Had he done so, said Chief Edward Ecker Jr. of the East Hampton Town Police, it would have been very difficult to dislodge him.
“You can’t just throw him out,” the chief said, citing New York State law in regard to tenant rights, until an owner obtains a court order for eviction. The chief declined to comment further on Mr. Hnetinka, other than to say that town police are investigating.
The students in the Oceanview Lane house left behind several water bottles, containing what smelled and tasted like flavored vodkas. Two were labeled in black marker with what was apparently a student’s name. Ms. Sachs has put them aside in case the police need them for their investigation.
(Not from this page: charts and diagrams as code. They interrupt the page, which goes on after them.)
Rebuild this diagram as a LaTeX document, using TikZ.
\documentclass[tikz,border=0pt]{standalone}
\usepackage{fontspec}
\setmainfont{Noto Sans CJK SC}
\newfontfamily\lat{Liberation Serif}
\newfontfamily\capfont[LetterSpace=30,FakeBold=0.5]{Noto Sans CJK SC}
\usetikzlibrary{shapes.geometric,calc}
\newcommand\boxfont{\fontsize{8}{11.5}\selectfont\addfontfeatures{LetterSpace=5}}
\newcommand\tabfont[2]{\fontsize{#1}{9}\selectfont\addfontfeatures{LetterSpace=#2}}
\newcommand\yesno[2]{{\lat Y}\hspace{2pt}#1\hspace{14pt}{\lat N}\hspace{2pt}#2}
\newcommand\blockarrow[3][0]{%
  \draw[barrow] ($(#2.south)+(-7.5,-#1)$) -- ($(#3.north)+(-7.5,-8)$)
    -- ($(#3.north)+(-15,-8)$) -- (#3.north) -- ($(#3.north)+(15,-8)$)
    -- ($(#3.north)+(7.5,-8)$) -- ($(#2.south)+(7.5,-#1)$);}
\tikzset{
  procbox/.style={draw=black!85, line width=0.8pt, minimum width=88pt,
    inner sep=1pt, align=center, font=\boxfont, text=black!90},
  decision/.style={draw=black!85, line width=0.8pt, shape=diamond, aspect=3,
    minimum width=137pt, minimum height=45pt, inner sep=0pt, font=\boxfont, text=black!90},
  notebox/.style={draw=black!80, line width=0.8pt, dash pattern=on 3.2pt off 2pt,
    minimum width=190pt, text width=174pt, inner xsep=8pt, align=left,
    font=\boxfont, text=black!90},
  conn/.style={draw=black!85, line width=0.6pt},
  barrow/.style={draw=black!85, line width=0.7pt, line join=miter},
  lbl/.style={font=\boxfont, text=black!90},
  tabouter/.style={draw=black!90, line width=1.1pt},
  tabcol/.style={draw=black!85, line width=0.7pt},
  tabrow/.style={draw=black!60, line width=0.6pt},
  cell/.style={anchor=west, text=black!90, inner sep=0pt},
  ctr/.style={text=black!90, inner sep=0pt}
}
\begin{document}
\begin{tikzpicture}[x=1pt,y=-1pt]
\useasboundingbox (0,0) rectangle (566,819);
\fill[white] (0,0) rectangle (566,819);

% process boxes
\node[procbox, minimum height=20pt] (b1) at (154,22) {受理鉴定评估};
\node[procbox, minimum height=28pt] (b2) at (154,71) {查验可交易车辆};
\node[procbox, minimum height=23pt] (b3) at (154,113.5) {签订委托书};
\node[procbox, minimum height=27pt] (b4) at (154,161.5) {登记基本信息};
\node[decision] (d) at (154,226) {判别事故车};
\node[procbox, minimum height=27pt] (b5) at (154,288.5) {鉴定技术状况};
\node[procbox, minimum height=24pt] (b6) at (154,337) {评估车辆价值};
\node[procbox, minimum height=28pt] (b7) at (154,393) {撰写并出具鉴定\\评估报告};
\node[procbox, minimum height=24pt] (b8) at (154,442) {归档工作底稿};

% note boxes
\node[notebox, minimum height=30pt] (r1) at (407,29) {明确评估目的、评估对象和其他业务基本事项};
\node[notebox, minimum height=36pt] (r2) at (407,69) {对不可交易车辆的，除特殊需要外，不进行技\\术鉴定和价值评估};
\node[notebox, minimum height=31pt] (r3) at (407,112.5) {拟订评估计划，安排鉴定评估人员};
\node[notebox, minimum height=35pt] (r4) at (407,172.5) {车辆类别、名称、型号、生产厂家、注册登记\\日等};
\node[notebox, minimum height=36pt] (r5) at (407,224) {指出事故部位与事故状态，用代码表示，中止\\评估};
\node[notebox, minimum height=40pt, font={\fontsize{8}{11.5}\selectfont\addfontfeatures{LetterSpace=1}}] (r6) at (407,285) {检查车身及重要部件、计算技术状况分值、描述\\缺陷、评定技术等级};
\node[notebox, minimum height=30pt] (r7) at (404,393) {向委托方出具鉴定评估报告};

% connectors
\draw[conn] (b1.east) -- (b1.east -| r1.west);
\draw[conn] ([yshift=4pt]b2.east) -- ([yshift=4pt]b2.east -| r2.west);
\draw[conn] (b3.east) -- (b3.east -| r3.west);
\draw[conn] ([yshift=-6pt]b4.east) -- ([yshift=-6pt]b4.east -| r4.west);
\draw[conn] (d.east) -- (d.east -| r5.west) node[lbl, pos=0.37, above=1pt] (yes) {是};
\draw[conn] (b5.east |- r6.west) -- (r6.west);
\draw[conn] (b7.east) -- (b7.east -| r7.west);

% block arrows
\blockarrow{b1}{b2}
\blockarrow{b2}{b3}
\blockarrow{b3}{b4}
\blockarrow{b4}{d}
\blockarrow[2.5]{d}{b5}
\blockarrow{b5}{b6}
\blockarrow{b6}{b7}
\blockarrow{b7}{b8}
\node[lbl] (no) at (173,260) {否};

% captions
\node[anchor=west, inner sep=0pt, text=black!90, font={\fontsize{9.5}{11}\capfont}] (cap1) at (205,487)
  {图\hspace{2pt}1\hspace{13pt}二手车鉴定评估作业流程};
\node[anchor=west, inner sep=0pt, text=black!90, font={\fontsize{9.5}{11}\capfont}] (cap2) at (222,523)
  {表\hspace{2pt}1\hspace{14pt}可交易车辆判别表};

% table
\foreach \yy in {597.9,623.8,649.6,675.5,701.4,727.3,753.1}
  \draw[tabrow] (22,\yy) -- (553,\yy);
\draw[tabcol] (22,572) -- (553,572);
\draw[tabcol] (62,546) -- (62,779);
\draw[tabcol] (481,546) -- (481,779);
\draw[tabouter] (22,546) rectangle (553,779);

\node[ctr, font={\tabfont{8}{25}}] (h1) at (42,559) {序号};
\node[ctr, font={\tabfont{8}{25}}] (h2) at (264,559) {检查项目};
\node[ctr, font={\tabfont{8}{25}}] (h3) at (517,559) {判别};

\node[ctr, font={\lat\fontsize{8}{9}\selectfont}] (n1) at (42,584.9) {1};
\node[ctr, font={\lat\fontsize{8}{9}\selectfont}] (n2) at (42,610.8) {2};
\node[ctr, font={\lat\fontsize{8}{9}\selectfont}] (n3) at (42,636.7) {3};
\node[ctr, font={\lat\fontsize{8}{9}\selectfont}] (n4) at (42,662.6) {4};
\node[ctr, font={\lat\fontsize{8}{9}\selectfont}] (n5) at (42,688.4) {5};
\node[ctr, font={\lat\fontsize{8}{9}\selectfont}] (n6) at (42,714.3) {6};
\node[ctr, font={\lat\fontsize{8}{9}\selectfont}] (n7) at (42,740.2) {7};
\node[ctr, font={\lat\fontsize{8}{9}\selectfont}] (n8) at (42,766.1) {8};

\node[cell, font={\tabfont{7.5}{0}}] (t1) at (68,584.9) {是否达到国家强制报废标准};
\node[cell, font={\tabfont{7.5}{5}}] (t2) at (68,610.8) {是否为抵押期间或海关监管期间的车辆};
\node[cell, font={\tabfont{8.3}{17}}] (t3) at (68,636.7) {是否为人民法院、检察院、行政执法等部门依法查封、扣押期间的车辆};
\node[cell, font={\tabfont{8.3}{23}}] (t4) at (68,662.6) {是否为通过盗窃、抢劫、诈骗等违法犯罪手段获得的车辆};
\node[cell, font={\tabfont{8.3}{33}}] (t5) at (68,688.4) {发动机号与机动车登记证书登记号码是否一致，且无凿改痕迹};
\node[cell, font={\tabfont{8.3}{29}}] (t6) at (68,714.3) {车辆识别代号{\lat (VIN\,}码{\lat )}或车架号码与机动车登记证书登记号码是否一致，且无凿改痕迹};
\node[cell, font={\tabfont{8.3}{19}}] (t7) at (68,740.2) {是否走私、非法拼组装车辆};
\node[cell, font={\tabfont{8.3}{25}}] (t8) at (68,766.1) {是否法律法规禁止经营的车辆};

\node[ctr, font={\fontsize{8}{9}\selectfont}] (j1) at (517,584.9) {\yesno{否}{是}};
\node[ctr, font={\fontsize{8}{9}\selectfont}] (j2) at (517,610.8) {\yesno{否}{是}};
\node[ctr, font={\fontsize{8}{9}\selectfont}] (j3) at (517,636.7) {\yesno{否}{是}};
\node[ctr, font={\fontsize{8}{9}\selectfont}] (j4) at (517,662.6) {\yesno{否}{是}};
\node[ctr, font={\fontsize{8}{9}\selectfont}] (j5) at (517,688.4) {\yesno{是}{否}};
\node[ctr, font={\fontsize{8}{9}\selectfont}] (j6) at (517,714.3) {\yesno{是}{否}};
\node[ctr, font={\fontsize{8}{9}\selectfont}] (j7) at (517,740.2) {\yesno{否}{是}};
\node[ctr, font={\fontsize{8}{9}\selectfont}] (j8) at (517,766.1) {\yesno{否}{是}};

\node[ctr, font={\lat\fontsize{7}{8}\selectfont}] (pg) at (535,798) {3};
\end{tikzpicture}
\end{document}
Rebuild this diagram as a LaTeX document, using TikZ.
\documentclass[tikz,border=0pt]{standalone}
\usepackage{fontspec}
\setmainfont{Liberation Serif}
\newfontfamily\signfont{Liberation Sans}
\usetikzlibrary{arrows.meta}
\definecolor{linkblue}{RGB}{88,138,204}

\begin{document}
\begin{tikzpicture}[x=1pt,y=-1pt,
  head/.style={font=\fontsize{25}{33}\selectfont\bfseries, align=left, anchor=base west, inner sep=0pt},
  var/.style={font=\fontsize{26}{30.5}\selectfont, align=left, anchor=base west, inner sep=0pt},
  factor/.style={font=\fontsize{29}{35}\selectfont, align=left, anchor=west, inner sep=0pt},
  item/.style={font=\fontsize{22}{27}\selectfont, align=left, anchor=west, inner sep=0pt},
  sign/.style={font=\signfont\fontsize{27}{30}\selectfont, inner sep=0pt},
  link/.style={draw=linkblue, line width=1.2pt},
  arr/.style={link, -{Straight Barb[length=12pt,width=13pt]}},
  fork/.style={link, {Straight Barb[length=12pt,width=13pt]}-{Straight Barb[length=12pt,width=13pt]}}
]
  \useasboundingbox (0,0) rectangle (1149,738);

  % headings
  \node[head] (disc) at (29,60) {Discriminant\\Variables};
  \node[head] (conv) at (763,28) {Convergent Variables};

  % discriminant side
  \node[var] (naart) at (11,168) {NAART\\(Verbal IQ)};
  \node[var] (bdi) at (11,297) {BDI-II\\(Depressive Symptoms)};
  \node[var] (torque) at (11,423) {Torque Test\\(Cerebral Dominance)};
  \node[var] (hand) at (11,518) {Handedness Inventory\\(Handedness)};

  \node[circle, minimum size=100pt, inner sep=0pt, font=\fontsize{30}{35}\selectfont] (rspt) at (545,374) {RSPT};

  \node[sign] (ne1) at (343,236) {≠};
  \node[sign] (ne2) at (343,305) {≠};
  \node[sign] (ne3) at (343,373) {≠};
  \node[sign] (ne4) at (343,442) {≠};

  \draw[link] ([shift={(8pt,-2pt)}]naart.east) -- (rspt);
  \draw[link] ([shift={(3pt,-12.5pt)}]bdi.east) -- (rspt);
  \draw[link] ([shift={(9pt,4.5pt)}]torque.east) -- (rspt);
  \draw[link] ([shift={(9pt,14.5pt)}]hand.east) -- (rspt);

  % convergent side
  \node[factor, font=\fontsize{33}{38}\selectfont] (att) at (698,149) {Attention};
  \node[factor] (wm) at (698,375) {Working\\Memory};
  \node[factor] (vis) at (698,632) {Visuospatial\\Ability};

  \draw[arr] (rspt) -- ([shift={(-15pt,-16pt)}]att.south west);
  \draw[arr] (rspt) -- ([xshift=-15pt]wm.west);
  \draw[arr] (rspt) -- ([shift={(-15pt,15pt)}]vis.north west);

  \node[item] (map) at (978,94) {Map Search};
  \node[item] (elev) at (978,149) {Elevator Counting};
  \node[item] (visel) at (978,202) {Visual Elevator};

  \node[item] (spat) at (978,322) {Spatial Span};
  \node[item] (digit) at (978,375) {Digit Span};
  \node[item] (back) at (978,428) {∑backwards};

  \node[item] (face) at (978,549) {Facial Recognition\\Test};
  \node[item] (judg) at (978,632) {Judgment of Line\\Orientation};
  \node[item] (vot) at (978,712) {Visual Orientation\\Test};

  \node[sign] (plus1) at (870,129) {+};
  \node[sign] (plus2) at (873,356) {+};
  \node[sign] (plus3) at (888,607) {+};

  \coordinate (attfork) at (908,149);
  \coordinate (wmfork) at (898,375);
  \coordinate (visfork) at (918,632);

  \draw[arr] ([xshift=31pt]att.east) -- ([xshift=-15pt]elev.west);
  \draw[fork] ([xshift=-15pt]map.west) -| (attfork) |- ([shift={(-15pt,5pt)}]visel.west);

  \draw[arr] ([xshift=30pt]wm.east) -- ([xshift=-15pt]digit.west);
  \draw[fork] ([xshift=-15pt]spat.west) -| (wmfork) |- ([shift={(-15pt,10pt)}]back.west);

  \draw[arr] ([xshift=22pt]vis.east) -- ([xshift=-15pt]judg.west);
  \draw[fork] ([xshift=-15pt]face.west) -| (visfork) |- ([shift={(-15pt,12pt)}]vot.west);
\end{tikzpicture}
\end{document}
David Betts, the head of code enforcement in Southampton Town, would not go into specifics but did say that a case involving five different party houses was moving into civil court. He would neither confirm nor deny that Mr. Hnetinka was the target of that investigation.
However, according to the Southampton Town Justice Court calendar, Mr. Hnetinka is to be arraigned on July 13 at 1 p.m. in connection with at least seven violations.
There are many code violations that could be invoked against party houses. There are limitations on the size of a gathering and restrictions on running a business in a residential space. Also, the town code of Southampton prohibits short-term (fewer than 30 days) leases.
“I’ve communicated with the Town of Southampton,” Mr. Kestenbaum said. “If that doesn’t work, we’ll go after him.”
“We’ve got to push it, because if we don’t, there’s going to be a tragedy, and as a former law enforcement agent, I don’t think we can accept that,” Mr. Dietl said.
“I think he should go to jail,” Mr. Breit said, adding that he and his friends had worked to save their money for a graduation party.
“Money is money. We’d all like to get it back, but I really hope this guy doesn’t do this to anyone else.”
Mr. Hnetinka did not respond to calls or text messages requesting comment or an interview. The Hamptons and Sons web site was no longer online as of Monday morning.